> **SET EXERCISE**
Retype the whole listing, please, keeping every line exact and dropping the pictures.

(Entries with chart source code)

====

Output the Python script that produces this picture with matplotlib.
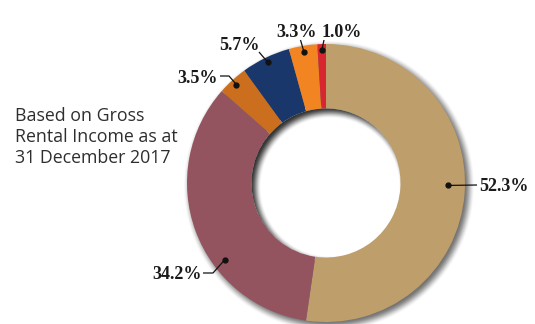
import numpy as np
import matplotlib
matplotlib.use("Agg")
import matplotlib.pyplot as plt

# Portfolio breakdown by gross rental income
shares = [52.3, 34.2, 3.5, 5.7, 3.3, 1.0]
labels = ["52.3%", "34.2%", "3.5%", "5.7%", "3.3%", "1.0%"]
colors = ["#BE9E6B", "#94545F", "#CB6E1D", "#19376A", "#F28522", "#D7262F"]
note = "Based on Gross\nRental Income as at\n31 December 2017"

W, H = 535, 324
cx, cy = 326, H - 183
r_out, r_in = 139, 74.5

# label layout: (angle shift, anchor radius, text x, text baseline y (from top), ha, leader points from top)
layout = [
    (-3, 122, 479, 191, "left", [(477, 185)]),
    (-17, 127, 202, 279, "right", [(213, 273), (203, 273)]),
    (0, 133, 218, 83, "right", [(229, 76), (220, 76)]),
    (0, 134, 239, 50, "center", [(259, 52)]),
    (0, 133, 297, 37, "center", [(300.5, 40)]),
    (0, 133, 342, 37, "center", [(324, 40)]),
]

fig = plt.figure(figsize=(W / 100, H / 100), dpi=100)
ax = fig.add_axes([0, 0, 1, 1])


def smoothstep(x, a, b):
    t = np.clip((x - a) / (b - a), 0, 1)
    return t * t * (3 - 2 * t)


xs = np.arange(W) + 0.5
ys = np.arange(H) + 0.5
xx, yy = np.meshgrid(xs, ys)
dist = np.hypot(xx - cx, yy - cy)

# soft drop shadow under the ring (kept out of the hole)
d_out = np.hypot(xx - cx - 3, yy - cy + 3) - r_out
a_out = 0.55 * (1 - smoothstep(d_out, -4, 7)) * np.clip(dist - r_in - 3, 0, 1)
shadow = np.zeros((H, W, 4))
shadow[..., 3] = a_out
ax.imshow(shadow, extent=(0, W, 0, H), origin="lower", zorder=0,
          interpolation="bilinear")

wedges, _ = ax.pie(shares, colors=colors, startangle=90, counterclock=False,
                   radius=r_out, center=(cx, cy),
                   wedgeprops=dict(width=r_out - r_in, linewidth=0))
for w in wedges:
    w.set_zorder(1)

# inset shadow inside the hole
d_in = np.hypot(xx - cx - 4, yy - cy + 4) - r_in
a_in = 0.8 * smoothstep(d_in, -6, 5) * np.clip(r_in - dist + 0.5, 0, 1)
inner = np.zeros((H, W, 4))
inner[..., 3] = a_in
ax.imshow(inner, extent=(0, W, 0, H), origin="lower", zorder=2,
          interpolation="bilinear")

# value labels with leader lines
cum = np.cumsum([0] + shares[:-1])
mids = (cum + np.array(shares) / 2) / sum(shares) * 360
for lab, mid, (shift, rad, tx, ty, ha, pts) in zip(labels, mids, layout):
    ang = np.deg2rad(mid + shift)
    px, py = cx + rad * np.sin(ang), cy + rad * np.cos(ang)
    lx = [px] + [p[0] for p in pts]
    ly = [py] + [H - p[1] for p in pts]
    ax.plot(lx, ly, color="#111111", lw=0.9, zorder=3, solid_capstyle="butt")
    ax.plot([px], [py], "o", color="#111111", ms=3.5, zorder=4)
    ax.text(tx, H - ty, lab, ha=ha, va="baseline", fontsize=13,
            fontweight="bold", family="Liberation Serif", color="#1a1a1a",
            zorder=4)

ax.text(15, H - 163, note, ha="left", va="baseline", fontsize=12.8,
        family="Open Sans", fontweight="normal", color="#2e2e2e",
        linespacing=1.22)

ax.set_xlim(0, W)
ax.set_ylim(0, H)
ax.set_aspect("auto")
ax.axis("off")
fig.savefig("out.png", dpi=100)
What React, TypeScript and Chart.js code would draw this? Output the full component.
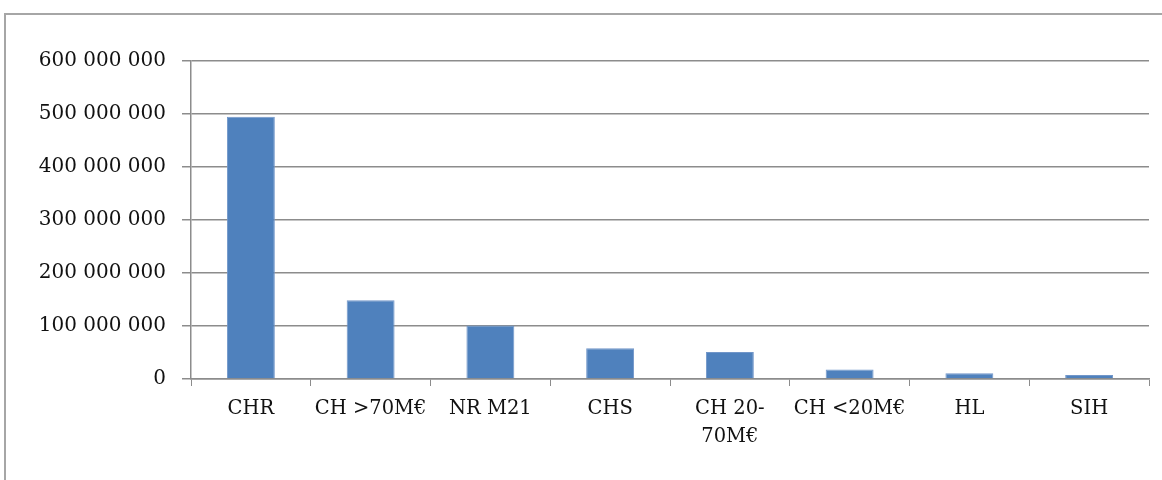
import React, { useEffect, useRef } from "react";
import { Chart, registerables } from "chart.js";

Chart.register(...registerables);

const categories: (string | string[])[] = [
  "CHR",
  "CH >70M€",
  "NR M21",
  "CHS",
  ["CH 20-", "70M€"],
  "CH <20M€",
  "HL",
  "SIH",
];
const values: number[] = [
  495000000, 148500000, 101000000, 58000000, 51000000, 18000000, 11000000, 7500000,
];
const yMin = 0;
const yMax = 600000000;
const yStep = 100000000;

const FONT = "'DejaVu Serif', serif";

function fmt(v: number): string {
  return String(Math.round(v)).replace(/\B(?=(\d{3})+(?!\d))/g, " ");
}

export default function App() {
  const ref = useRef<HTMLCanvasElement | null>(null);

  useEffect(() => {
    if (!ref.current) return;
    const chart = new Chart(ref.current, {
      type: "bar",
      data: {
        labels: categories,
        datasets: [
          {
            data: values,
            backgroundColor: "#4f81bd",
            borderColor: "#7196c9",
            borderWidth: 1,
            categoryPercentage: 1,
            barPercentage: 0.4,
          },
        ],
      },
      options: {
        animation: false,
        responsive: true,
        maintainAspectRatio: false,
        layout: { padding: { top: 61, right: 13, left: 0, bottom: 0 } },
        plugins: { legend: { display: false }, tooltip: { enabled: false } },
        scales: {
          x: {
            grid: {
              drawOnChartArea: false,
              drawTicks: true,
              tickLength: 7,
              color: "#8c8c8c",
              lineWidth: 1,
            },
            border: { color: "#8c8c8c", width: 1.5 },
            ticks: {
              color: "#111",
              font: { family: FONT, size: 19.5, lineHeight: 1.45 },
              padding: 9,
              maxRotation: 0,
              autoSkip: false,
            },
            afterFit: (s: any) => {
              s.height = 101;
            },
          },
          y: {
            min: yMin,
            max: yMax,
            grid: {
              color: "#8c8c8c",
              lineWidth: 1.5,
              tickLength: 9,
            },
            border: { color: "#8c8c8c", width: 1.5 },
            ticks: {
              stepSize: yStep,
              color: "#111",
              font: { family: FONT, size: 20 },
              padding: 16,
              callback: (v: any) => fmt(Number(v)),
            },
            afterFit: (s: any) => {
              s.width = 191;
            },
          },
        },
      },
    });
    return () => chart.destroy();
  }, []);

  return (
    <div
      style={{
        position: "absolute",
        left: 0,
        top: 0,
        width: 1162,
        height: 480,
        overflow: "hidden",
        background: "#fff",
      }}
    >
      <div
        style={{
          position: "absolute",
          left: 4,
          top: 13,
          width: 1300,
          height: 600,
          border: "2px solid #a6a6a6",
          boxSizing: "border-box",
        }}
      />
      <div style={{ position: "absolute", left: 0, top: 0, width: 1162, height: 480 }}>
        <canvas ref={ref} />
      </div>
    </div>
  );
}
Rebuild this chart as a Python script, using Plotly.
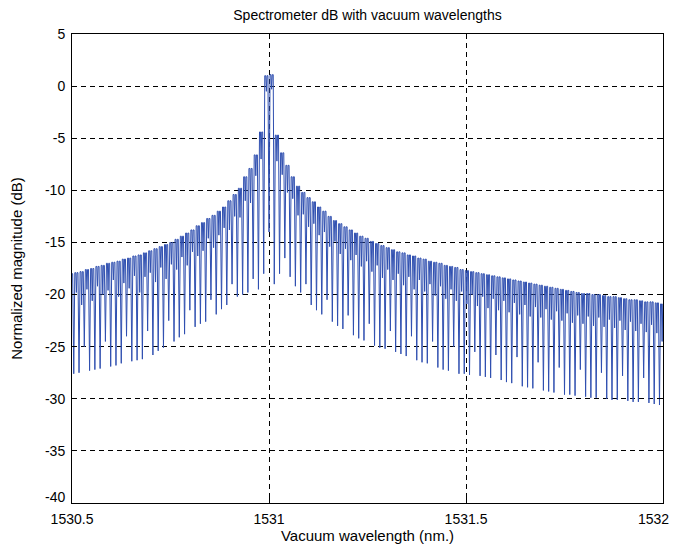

====

> **SOLUTION FOR THIS EXERCISE**
Output the Python script that produces this picture with matplotlib.
import numpy as np
import matplotlib
matplotlib.use("Agg")
import matplotlib.pyplot as plt

# Portfolio breakdown by gross rental income
shares = [52.3, 34.2, 3.5, 5.7, 3.3, 1.0]
labels = ["52.3%", "34.2%", "3.5%", "5.7%", "3.3%", "1.0%"]
colors = ["#BE9E6B", "#94545F", "#CB6E1D", "#19376A", "#F28522", "#D7262F"]
note = "Based on Gross\nRental Income as at\n31 December 2017"

W, H = 535, 324
cx, cy = 326, H - 183
r_out, r_in = 139, 74.5

# label layout: (angle shift, anchor radius, text x, text baseline y (from top), ha, leader points from top)
layout = [
    (-3, 122, 479, 191, "left", [(477, 185)]),
    (-17, 127, 202, 279, "right", [(213, 273), (203, 273)]),
    (0, 133, 218, 83, "right", [(229, 76), (220, 76)]),
    (0, 134, 239, 50, "center", [(259, 52)]),
    (0, 133, 297, 37, "center", [(300.5, 40)]),
    (0, 133, 342, 37, "center", [(324, 40)]),
]

fig = plt.figure(figsize=(W / 100, H / 100), dpi=100)
ax = fig.add_axes([0, 0, 1, 1])


def smoothstep(x, a, b):
    t = np.clip((x - a) / (b - a), 0, 1)
    return t * t * (3 - 2 * t)


xs = np.arange(W) + 0.5
ys = np.arange(H) + 0.5
xx, yy = np.meshgrid(xs, ys)
dist = np.hypot(xx - cx, yy - cy)

# soft drop shadow under the ring (kept out of the hole)
d_out = np.hypot(xx - cx - 3, yy - cy + 3) - r_out
a_out = 0.55 * (1 - smoothstep(d_out, -4, 7)) * np.clip(dist - r_in - 3, 0, 1)
shadow = np.zeros((H, W, 4))
shadow[..., 3] = a_out
ax.imshow(shadow, extent=(0, W, 0, H), origin="lower", zorder=0,
          interpolation="bilinear")

wedges, _ = ax.pie(shares, colors=colors, startangle=90, counterclock=False,
                   radius=r_out, center=(cx, cy),
                   wedgeprops=dict(width=r_out - r_in, linewidth=0))
for w in wedges:
    w.set_zorder(1)

# inset shadow inside the hole
d_in = np.hypot(xx - cx - 4, yy - cy + 4) - r_in
a_in = 0.8 * smoothstep(d_in, -6, 5) * np.clip(r_in - dist + 0.5, 0, 1)
inner = np.zeros((H, W, 4))
inner[..., 3] = a_in
ax.imshow(inner, extent=(0, W, 0, H), origin="lower", zorder=2,
          interpolation="bilinear")

# value labels with leader lines
cum = np.cumsum([0] + shares[:-1])
mids = (cum + np.array(shares) / 2) / sum(shares) * 360
for lab, mid, (shift, rad, tx, ty, ha, pts) in zip(labels, mids, layout):
    ang = np.deg2rad(mid + shift)
    px, py = cx + rad * np.sin(ang), cy + rad * np.cos(ang)
    lx = [px] + [p[0] for p in pts]
    ly = [py] + [H - p[1] for p in pts]
    ax.plot(lx, ly, color="#111111", lw=0.9, zorder=3, solid_capstyle="butt")
    ax.plot([px], [py], "o", color="#111111", ms=3.5, zorder=4)
    ax.text(tx, H - ty, lab, ha=ha, va="baseline", fontsize=13,
            fontweight="bold", family="Liberation Serif", color="#1a1a1a",
            zorder=4)

ax.text(15, H - 163, note, ha="left", va="baseline", fontsize=12.8,
        family="Open Sans", fontweight="normal", color="#2e2e2e",
        linespacing=1.22)

ax.set_xlim(0, W)
ax.set_ylim(0, H)
ax.set_aspect("auto")
ax.axis("off")
fig.savefig("out.png", dpi=100)
What React, TypeScript and Chart.js code would draw this? Output the full component.
import React, { useEffect, useRef } from "react";
import { Chart, registerables } from "chart.js";

Chart.register(...registerables);

const categories: (string | string[])[] = [
  "CHR",
  "CH >70M€",
  "NR M21",
  "CHS",
  ["CH 20-", "70M€"],
  "CH <20M€",
  "HL",
  "SIH",
];
const values: number[] = [
  495000000, 148500000, 101000000, 58000000, 51000000, 18000000, 11000000, 7500000,
];
const yMin = 0;
const yMax = 600000000;
const yStep = 100000000;

const FONT = "'DejaVu Serif', serif";

function fmt(v: number): string {
  return String(Math.round(v)).replace(/\B(?=(\d{3})+(?!\d))/g, " ");
}

export default function App() {
  const ref = useRef<HTMLCanvasElement | null>(null);

  useEffect(() => {
    if (!ref.current) return;
    const chart = new Chart(ref.current, {
      type: "bar",
      data: {
        labels: categories,
        datasets: [
          {
            data: values,
            backgroundColor: "#4f81bd",
            borderColor: "#7196c9",
            borderWidth: 1,
            categoryPercentage: 1,
            barPercentage: 0.4,
          },
        ],
      },
      options: {
        animation: false,
        responsive: true,
        maintainAspectRatio: false,
        layout: { padding: { top: 61, right: 13, left: 0, bottom: 0 } },
        plugins: { legend: { display: false }, tooltip: { enabled: false } },
        scales: {
          x: {
            grid: {
              drawOnChartArea: false,
              drawTicks: true,
              tickLength: 7,
              color: "#8c8c8c",
              lineWidth: 1,
            },
            border: { color: "#8c8c8c", width: 1.5 },
            ticks: {
              color: "#111",
              font: { family: FONT, size: 19.5, lineHeight: 1.45 },
              padding: 9,
              maxRotation: 0,
              autoSkip: false,
            },
            afterFit: (s: any) => {
              s.height = 101;
            },
          },
          y: {
            min: yMin,
            max: yMax,
            grid: {
              color: "#8c8c8c",
              lineWidth: 1.5,
              tickLength: 9,
            },
            border: { color: "#8c8c8c", width: 1.5 },
            ticks: {
              stepSize: yStep,
              color: "#111",
              font: { family: FONT, size: 20 },
              padding: 16,
              callback: (v: any) => fmt(Number(v)),
            },
            afterFit: (s: any) => {
              s.width = 191;
            },
          },
        },
      },
    });
    return () => chart.destroy();
  }, []);

  return (
    <div
      style={{
        position: "absolute",
        left: 0,
        top: 0,
        width: 1162,
        height: 480,
        overflow: "hidden",
        background: "#fff",
      }}
    >
      <div
        style={{
          position: "absolute",
          left: 4,
          top: 13,
          width: 1300,
          height: 600,
          border: "2px solid #a6a6a6",
          boxSizing: "border-box",
        }}
      />
      <div style={{ position: "absolute", left: 0, top: 0, width: 1162, height: 480 }}>
        <canvas ref={ref} />
      </div>
    </div>
  );
}
Rebuild this chart as a Python script, using Plotly.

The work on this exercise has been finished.